The strategy I went with produces a quad per segment, and potentially a wedge for narrow corners. Side note: hopefully you don’t see the bugs in certain cases in this gif:

Bugs aside, as long as adjacent vertices from one segment to another are identical you can achieve a perfect render. For the SDF’s themselves I pass in each segment’s start and end position, but also the start position of the next segment, for three points total. This defines an oriented corner about the polyline. The SDF for two edges forming a single corner can be queried and merged pretty easily all at once by taking the mininum of each SDF.

The result are these perfectly antialiased and rounded polylines, all drawn with just a small number of tightly wrapped quads.
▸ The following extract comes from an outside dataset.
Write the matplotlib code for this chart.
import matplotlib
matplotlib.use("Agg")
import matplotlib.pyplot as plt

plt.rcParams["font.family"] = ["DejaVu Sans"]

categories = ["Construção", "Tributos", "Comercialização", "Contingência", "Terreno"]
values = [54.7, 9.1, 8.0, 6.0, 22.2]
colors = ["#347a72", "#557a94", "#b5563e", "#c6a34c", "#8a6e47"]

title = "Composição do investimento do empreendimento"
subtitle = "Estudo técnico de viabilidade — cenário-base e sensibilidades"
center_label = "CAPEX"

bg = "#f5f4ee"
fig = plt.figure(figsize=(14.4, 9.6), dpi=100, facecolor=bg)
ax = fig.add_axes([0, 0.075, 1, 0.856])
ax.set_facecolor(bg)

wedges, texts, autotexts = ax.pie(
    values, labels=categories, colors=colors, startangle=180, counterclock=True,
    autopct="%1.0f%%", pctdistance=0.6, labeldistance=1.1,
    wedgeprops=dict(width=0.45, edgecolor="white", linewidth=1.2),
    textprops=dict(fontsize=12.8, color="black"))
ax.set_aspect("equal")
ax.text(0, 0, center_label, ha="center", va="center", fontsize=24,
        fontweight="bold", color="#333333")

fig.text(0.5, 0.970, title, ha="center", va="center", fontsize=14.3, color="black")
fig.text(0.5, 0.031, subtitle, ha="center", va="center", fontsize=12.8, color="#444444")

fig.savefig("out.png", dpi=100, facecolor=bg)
Bugs aside (apologies again for that) this style of polyline rendering handles all but self-intersecting cases of disparate corners. However, self-intersecting corners are gracefully handled due to SDF merging in the fragment shader. It’s really an amazing strategy to get perfcetly rounded, antialiased lines going. You can even support annular/stroked lines (outlines with empty interiors) with this method without any additional code complexity. It gracefully handles thin lines less than a pixel in width (you can clamp to some visual distance, e.g. half a pixel width) all the way up to, and beyond, very fat lines spanning the screen.
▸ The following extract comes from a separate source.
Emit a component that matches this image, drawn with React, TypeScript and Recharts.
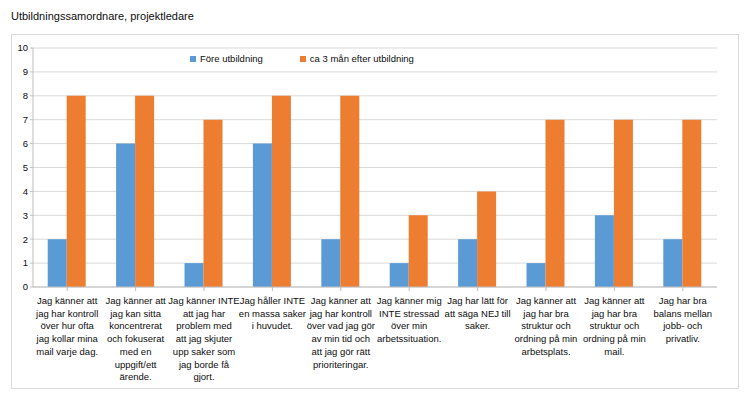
import React from "react";
import { BarChart, Bar, XAxis, YAxis, CartesianGrid } from "recharts";

const title = "Utbildningssamordnare, projektledare";

const categories = [
  "Jag känner att\njag har kontroll\növer hur ofta\njag kollar mina\nmail varje dag.",
  "Jag känner att\njag kan sitta\nkoncentrerat\noch fokuserat\nmed en\nuppgift/ett\närende.",
  "Jag känner INTE\natt jag har\nproblem med\natt jag skjuter\nupp saker som\njag borde få\ngjort.",
  "Jag håller INTE\nen massa saker\ni huvudet.",
  "Jag känner att\njag har kontroll\növer vad jag gör\nav min tid och\natt jag gör rätt\nprioriteringar.",
  "Jag känner mig\nINTE stressad\növer min\narbetssituation.",
  "Jag har lätt för\natt säga NEJ till\nsaker.",
  "Jag känner att\njag har bra\nstruktur och\nordning på min\narbetsplats.",
  "Jag känner att\njag har bra\nstruktur och\nordning på min\nmail.",
  "Jag har bra\nbalans mellan\njobb- och\nprivatliv.",
];

const before = [2, 6, 1, 6, 2, 1, 2, 1, 3, 2];
const after = [8, 8, 7, 8, 8, 3, 4, 7, 7, 7];

const seriesNames = ["Före utbildning", "ca 3 mån efter utbildning"];
const colors = ["#5b9bd5", "#ed7d31"];
const yTicks = [0, 1, 2, 3, 4, 5, 6, 7, 8, 9, 10];

const data = categories.map((c, i) => ({ cat: c, before: before[i], after: after[i] }));

const font = "'Liberation Sans', Arial, sans-serif";
const textColor = "#0d0d0d";

const CatTick = (props: any) => {
  const { x, y, payload } = props;
  const lines = String(payload.value).split("\n");
  return (
    <text x={x} y={y + 11} textAnchor="middle" fill={textColor} fontSize={9.5} fontFamily={font}>
      {lines.map((l: string, i: number) => (
        <tspan key={i} x={x} dy={i === 0 ? 0 : 12.7}>
          {l}
        </tspan>
      ))}
    </text>
  );
};

export default function App() {
  return (
    <div style={{ position: "absolute", left: 0, top: 0, width: 754, height: 397, background: "#fff" }}>
      <div style={{ position: "absolute", left: 11, top: 10, fontFamily: font, fontSize: 11, color: textColor }}>
        {title}
      </div>
      <div
        style={{
          position: "absolute",
          left: 11,
          top: 34,
          width: 728,
          height: 355,
          border: "1px solid #d9d9d9",
          boxSizing: "border-box",
        }}
      >
        <BarChart
          width={726}
          height={353}
          data={data}
          margin={{ top: 13, right: 21, left: 0, bottom: 0 }}
          barCategoryGap="21.5%"
          barGap={0}
          style={{ overflow: "visible" }}
        >
          <CartesianGrid vertical={false} stroke="#d9d9d9" />
          <XAxis
            dataKey="cat"
            interval={0}
            height={101}
            tick={<CatTick />}
            tickSize={4}
            axisLine={{ stroke: "#bfbfbf" }}
            tickLine={{ stroke: "#bfbfbf" }}
          />
          <YAxis
            domain={[0, 10]}
            ticks={yTicks}
            width={21}
            tickSize={3}
            tick={{ fill: textColor, fontSize: 9.5, fontFamily: font }}
            axisLine={{ stroke: "#bfbfbf" }}
            tickLine={{ stroke: "#bfbfbf" }}
          />
          <Bar dataKey="before" name={seriesNames[0]} fill={colors[0]} isAnimationActive={false} />
          <Bar dataKey="after" name={seriesNames[1]} fill={colors[1]} isAnimationActive={false} />
        </BarChart>
        <div
          style={{
            position: "absolute",
            left: 178,
            top: 18,
            display: "flex",
            fontFamily: font,
            fontSize: 9.5,
            color: textColor,
          }}
        >
          {seriesNames.map((n, i) => (
            <div key={n} style={{ display: "flex", alignItems: "center", marginRight: i === 0 ? 37 : 0 }}>
              <span
                style={{ width: 6, height: 6, background: colors[i], display: "inline-block", marginRight: 4 }}
              />
              {n}
            </div>
          ))}
        </div>
      </div>
    </div>
  );
}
Here’s what they look like opaque:

Other Shape Effects

Since the shape rendering is largely controlled by SDF’s it’s entirely possible to modulate rendering based on, for example, environmental factors. If a particular fragment is say, far away you can tone down transparency, blur, adjust color, or even offset positions based on a texture mask. Since rendering happens in the fragment shader the essence of the shape itself is available for tweaking, and plays very nicely generally speaking.